31 Ocak 2010 Pazar

BEŞİKTAŞ'LıLara reçete

Taraftarlık adına gerçek bir efsane, FC UNİTED


Manchester United’ı tüm dünya gibi bizde biliyoruz değil mi ? Evet ! Ama soruya gelen cevapla bitmiyor konumuz, aksine başlıyor.

Müzesinde kupa koyacak yer kalmayan, stadı, yıldızları ve yıllık geliriyle dünyanın en büyüklerinden biri diyebileceğimiz Manchester United birkaç yıl önce Amerikalı işadamı Malcolm Glazer’e satılmıştı. Bunun akabinde Manchester’ın ÇARŞI’sı ( BEŞİKTAŞ’lı olduğum için bizimle kıyaslayarak bu benzetmeyi yaptım ) kombinelerini ve Manchester United’a ait tüm kartlarını kırarak tribünlerden ayrılıyorlar. ( bu konuyu aylar önce bir kardeşimle msn’de konuşmuş ve karşılıklı olarak adamların sergiledikleri duruşa olan hayranlığımızı itiraf etmiştik birbirimize. )

Ve yukarıda bahsettiğim FC UNİTED’ı kuruyorlar ( Football Club United Of Manchester ).

http://www.fc-utd.co.uk/index.php

2000 kişi olsa o ayrılıkçılar rahatlıkla bir kulüp kurup kendi ruhlarıyla mücadeleye başlayabilirler. Kendi şartlarımıza göre hesap yapalım. 900 YTL ( kapalı tribün kombine fiyatı ) x 2000 = 1.800.000,00 YTL fena para değil !

Umarım hiçbiriniz “ne var ki bunda” demeyeceksiniz. Yukarıdaki hesaptan elde edilen rakamla gayet rahatlıkla bir takım kurulabilir ve başarı sağlanabilir. Senin, benim, hepimizin taptığı BEŞİKTAŞ gibi. Bizler tuttuğumuz takımları ne için tutuyoruz ? Yada zamanında bu seçimi yaparken ne etkili oldu ? Renklerimi, başarıları mı, mazisi mi, tarihi mi ? Yoksa renkler arasına serpiştirilmiş ve tarihiyle yoğrulmuş ruhu için mi seçtik tuttuğumuz takımları ? Kimse bana BEŞİKTAŞLI OLUNMAZ, DOĞULUR demesin mümkünse !

Ben BEŞİKTAŞ’lıysam bu benim hayatımın her karesinde kendini belli ediyor.
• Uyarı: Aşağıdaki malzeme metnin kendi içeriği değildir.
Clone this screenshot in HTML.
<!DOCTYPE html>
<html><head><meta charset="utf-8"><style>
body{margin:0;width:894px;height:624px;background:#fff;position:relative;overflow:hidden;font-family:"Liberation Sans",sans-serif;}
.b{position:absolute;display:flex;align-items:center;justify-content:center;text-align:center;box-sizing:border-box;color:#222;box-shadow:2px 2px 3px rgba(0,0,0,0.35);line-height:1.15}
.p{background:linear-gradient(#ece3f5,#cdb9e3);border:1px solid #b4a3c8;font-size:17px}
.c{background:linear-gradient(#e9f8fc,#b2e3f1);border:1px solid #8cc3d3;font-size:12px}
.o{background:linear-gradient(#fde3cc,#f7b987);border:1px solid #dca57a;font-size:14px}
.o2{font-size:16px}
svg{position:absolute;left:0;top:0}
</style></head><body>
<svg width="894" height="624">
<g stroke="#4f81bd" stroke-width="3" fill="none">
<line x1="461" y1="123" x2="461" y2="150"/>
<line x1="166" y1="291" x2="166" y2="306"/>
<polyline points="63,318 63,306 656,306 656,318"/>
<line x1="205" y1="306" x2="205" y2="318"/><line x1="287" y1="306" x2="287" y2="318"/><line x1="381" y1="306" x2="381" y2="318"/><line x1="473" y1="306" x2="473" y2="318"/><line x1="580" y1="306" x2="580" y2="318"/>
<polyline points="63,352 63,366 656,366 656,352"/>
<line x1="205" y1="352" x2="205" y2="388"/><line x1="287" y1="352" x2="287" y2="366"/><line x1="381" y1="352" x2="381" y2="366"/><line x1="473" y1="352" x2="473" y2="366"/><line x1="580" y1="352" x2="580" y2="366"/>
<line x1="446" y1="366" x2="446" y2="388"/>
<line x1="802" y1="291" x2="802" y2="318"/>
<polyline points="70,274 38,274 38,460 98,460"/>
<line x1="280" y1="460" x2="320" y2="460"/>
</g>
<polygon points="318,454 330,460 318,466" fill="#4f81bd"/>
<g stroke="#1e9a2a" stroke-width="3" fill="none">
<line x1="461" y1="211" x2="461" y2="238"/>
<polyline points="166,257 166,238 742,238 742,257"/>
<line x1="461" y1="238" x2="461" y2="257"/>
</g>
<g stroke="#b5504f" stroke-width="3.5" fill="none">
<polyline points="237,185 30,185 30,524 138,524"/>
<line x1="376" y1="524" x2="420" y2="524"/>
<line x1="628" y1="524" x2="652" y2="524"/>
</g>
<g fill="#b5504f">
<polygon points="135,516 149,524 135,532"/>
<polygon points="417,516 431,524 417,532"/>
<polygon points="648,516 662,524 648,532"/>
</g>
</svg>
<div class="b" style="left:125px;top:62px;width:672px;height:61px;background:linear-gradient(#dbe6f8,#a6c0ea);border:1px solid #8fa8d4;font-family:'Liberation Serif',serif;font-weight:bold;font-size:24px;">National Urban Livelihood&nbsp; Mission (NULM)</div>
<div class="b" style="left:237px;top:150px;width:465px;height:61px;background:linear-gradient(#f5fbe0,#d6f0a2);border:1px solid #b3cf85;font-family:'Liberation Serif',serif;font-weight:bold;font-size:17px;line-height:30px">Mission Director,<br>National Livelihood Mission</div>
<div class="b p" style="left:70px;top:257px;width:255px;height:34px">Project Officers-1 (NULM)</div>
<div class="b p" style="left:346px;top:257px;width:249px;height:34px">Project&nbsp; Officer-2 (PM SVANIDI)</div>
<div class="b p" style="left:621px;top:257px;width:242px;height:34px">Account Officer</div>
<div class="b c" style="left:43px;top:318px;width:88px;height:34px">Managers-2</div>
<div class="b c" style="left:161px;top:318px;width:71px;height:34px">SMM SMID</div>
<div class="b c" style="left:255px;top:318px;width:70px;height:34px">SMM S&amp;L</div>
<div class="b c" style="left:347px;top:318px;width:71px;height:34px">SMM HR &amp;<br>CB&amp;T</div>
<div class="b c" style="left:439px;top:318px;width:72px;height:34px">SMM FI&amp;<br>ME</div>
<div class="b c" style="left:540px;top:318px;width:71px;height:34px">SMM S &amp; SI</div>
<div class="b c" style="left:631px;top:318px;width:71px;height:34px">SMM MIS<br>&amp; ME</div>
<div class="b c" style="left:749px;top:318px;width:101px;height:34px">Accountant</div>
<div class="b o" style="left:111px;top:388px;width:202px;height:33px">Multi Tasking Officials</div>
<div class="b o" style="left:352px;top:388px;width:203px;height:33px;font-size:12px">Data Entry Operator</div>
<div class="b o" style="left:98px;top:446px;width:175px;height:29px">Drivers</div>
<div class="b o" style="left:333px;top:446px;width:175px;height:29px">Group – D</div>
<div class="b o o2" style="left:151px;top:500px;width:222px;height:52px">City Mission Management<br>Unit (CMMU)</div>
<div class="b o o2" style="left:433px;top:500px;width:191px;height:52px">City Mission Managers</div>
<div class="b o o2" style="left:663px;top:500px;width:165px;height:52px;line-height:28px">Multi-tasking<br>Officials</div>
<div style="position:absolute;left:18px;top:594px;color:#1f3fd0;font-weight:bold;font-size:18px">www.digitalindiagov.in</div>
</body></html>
Benim takım seçimimi yaptığım yıllarda BEŞİKTAŞ, yalnız, sessiz, yeri geldi mi asi, yeri geldi mi en efendi, yenilebilen ama asla pes etmeyen bir takımdı. Taraftarlarıyla büyük tek kulüptü. Yıllarca şampiyon olamamasına rağmen eksilmek şöyle dursun, her sene daha da büyüyen bir çığ gibiydi taraftarları ve BEŞİKTAŞ.
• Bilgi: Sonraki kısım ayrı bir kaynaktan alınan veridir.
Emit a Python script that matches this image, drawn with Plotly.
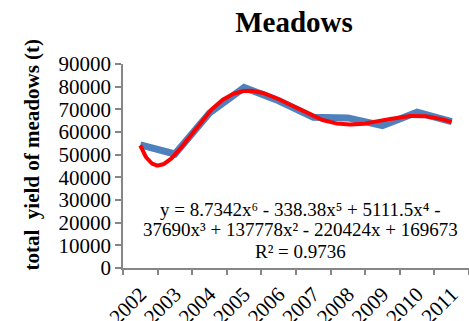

Bugün gelinen noktada hanginiz “işte benim BEŞİKTAŞIM” diyebiliyorsunuz ? Adı mafyayla özdeşleşmiş menejeriyle, kime nasıl hizmet ettiği tartışılır cola turkasıyla, dişimizden tırnağımızdan vererek, Süleyman baba’nın (SEBA) ve arkadaşlarının BEŞİKTAŞ’a kazandırdıklarını har vurup harman savuran yönetimimizle, fenerli, galatasaraylı, çemişkezeksporlu GENEL KURUL ÜYELERİMİZLE, sözünden dönmekle kalmayıp, işi kotarmak adına çevir kazı yanmasın mantığıyla battıkça batan başkanımızla, ( tribünleri yazmıyorum bile, çünkü herkes görüyor, biliyor ) hangimiz diyebiliriz “işte benim BEŞİKTAŞIM” diye ?

Şimdi tekrar düşünelim, kendi bildiğin BEŞİKTAŞ’ı yaşatmakmıdır taraftarlık, yoksa “zaman değişti, artık BEŞİKTAŞ bu” diyip elindekiyle yetinmek ve değişen BEŞİKTAŞ’ınla taraftarlık imajını da değiştirmekmidir ?

Bence gerçek taraftarlık FC UNİTED’ı kuranların yaptığıdır. Kendilerini ayakta alkışlıyorum.



yukarıdaki yazıyı ayLar önce imrenerek yazmıştım. bugün ise BEŞİKTAŞ'LıLarın tek reçetesi yukarıdaki örnektir.